By measuring the frictional heat produced by the fault slip during the earthquake, researchers from the University of California, Santa Cruz and other organizations found that friction along the Tohoku fault was remarkably low when the earthquake struck on March 11, 2011.

"The Tohoku fault is more slippery than anyone expected," said Emily Brodsky, a geophysicist at UC Santa Cruz. Brodsky acted as co-author for three papers on the Tohoku earthquake published in the journal Science this week.

Researcher Patrick Fulton, first author of the paper focusing on temperature measurements, concurred.

"The large slip at shallow depths contributed to the tsunami that caused so much damage in Japan. Usually, these earthquakes don't rupture all the way to the surface," he said.

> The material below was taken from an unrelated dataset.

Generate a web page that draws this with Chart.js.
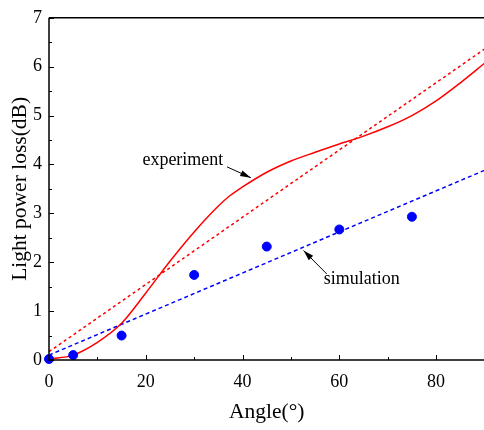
<!DOCTYPE html>
<html lang="en">
<head>
  <meta charset="UTF-8" />
  <title>Light power loss vs angle</title>
  <script src="https://cdn.jsdelivr.net/npm/chart.js"></script>
  <style>
    html, body { margin: 0; padding: 0; background: #fff; overflow: hidden; }
    #wrap { width: 490px; height: 430px; }
  </style>
</head>
<body>
  <div id="wrap"><canvas id="chart" width="490" height="430"></canvas></div>

  <script>
    // data
    const expAngles = [0, 5, 10, 15, 20, 25, 30, 35, 37.5, 40, 45, 50, 55, 60, 65, 70, 75, 80, 85, 90];
    const expLoss   = [0.02, 0.1, 0.36, 0.75, 1.37, 2.02, 2.62, 3.15, 3.37, 3.54, 3.84, 4.07, 4.25, 4.42, 4.58, 4.77, 5.0, 5.3, 5.67, 6.07];

    const simAngles = [0, 5, 15, 30, 45, 60, 75];
    const simLoss   = [0.02, 0.1, 0.5, 1.74, 2.32, 2.67, 2.93];

    const fitAngles = [0, 90];
    const expFit    = [0.17, 6.36];
    const simFit    = [0.1, 3.88];

    const xTicks = [0, 20, 40, 60, 80];
    const yTicks = [0, 1, 2, 3, 4, 5, 6, 7];

    const pts = (xs, ys) => xs.map((x, i) => ({ x, y: ys[i] }));
    const serif = "'Liberation Serif', 'DejaVu Serif', serif";

    // inward ticks + frame + labels with arrows
    const decor = {
      id: 'decor',
      afterDraw(chart) {
        const { ctx, chartArea: a, scales: { x, y } } = chart;
        ctx.save();
        ctx.strokeStyle = '#000';
        ctx.lineWidth = 1.5;
        ctx.beginPath();
        ctx.moveTo(a.left, a.top); ctx.lineTo(a.left, a.bottom); ctx.lineTo(a.right + 5, a.bottom);
        ctx.moveTo(a.left, a.top); ctx.lineTo(a.right + 5, a.top);
        ctx.stroke();

        ctx.lineWidth = 1;
        ctx.beginPath();
        for (let v = 0; v <= 90; v += 10) {
          const px = Math.round(x.getPixelForValue(v)) + 0.5;
          const len = v % 20 === 0 ? 5 : 3;
          ctx.moveTo(px, a.bottom); ctx.lineTo(px, a.bottom - len);
        }
        for (let v = 0; v <= 7; v += 0.5) {
          const py = Math.round(y.getPixelForValue(v)) + 0.5;
          const len = v % 1 === 0 ? 5 : 3;
          ctx.moveTo(a.left, py); ctx.lineTo(a.left + len, py);
        }
        ctx.stroke();

        ctx.fillStyle = '#000';
        ctx.font = '18px ' + serif;
        ctx.textBaseline = 'middle';
        ctx.textAlign = 'left';
        ctx.fillText('experiment', x.getPixelForValue(19.3), y.getPixelForValue(4.08));
        ctx.fillText('simulation', x.getPixelForValue(56.8), y.getPixelForValue(1.66));

        const arrow = (x0, y0, x1, y1) => {
          const X0 = x.getPixelForValue(x0), Y0 = y.getPixelForValue(y0);
          const X1 = x.getPixelForValue(x1), Y1 = y.getPixelForValue(y1);
          const ang = Math.atan2(Y1 - Y0, X1 - X0);
          ctx.lineWidth = 1;
          ctx.beginPath(); ctx.moveTo(X0, Y0); ctx.lineTo(X1, Y1); ctx.stroke();
          ctx.beginPath();
          ctx.moveTo(X1, Y1);
          ctx.lineTo(X1 - 11 * Math.cos(ang - 0.28), Y1 - 11 * Math.sin(ang - 0.28));
          ctx.lineTo(X1 - 11 * Math.cos(ang + 0.28), Y1 - 11 * Math.sin(ang + 0.28));
          ctx.closePath(); ctx.fill();
        };
        arrow(36.8, 3.95, 41.7, 3.73);
        arrow(57.4, 1.76, 52.6, 2.24);
        ctx.restore();
      }
    };

    new Chart(document.getElementById('chart'), {
      type: 'scatter',
      data: {
        datasets: [
          { data: pts(fitAngles, expFit), showLine: true, borderColor: '#ff0000', borderWidth: 1.5,
            borderDash: [3, 3], pointRadius: 0, order: 3 },
          { data: pts(fitAngles, simFit), showLine: true, borderColor: '#0000ff', borderWidth: 1.5,
            borderDash: [4, 3], pointRadius: 0, order: 3 },
          { data: pts(expAngles, expLoss), showLine: true, borderColor: '#ff0000', borderWidth: 1.5,
            cubicInterpolationMode: 'monotone', pointRadius: 0, order: 2 },
          { data: pts(simAngles, simLoss), showLine: false, backgroundColor: '#0000ff', borderColor: '#0000ff',
            pointRadius: 4.5, order: 1 }
        ]
      },
      options: {
        responsive: false,
        animation: false,
        clip: false,
        layout: { padding: { top: 11, right: 3, left: 0, bottom: 0 } },
        plugins: { legend: { display: false }, tooltip: { enabled: false } },
        scales: {
          x: {
            type: 'linear', min: 0, max: 90,
            afterBuildTicks: s => { s.ticks = xTicks.map(v => ({ value: v })); },
            afterFit: s => { s.height = 70; },
            grid: { display: false, drawTicks: false },
            border: { display: false },
            ticks: { color: '#000', padding: 11, font: { family: serif, size: 18 } },
            title: { display: true, text: 'Angle(°)', color: '#000', padding: { top: 0, bottom: 5 },
                     font: { family: serif, size: 21.5 } }
          },
          y: {
            type: 'linear', min: 0, max: 7,
            afterBuildTicks: s => { s.ticks = yTicks.map(v => ({ value: v })); },
            afterFit: s => { s.width = 49; },
            grid: { display: false, drawTicks: false },
            border: { display: false },
            ticks: { color: '#000', padding: 7, font: { family: serif, size: 18 } },
            title: { display: true, text: 'Light power loss(dB)', color: '#000', padding: { top: 7, bottom: 0 },
                     font: { family: serif, size: 21.5 } }
          }
        }
      },
      plugins: [decor]
    });
  </script>
</body>
</html>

Fulton said that the low resistance to slip along the Tohoku fault can help explain the staggering 165-foot displacement, or movement, that occurred to the seafloor during the earthquake. That low friction, he said, was exacerbated by an abundance of weak, slippery clay material in the fault zone.

The clay reportedly resists slippage only slightly better than a banana peel. This clay is abundant along the subduction zone in the Pacific Ocean where the Tohoku earthquake occurred. Subduction zones are the the boundaries between tectonic plates. In this case, the Pacific plate is driven beneath the Eurasian plate east of Japan.

In the deep portion of the fault, where the two plates are "locked" together, a lot of tension or stress is built up over time. Geologic tests have revealed that the frictional stress on the shallow portion of the fault was very low during the earthquake, which the researchers say means that either the stress was low to begin with or all of the stress was released during the earthquake.

"It's probably a combination of both - the fault was pretty slippery to begin with, and whatever stress was on the fault at that shallow depth was all released during the earthquake," Fulton said.

This week's three Science papers, along with another published in the same journal in February of this year, also suggest that a near-total stress drop occurred during the earthquake

"We now have four lines of evidence that frictional stress was low during the earthquake," Brodsky said in a statement. "The key measure is temperature, but those results are totally consistent with the other papers."

The research not only sheds light on the forces that caused the Tohoku earthquake, but also has implications for earthquake studies in the future.

"We've been hamstrung without in situ measurements of frictional stress, and we now have that from the temperature data," Brodsky said. "It's hard to say how generalizable these results are until we look at other faults, but this lays the foundation for a better understanding of earthquakes and, ultimately, a better ability to identify earthquake hazards."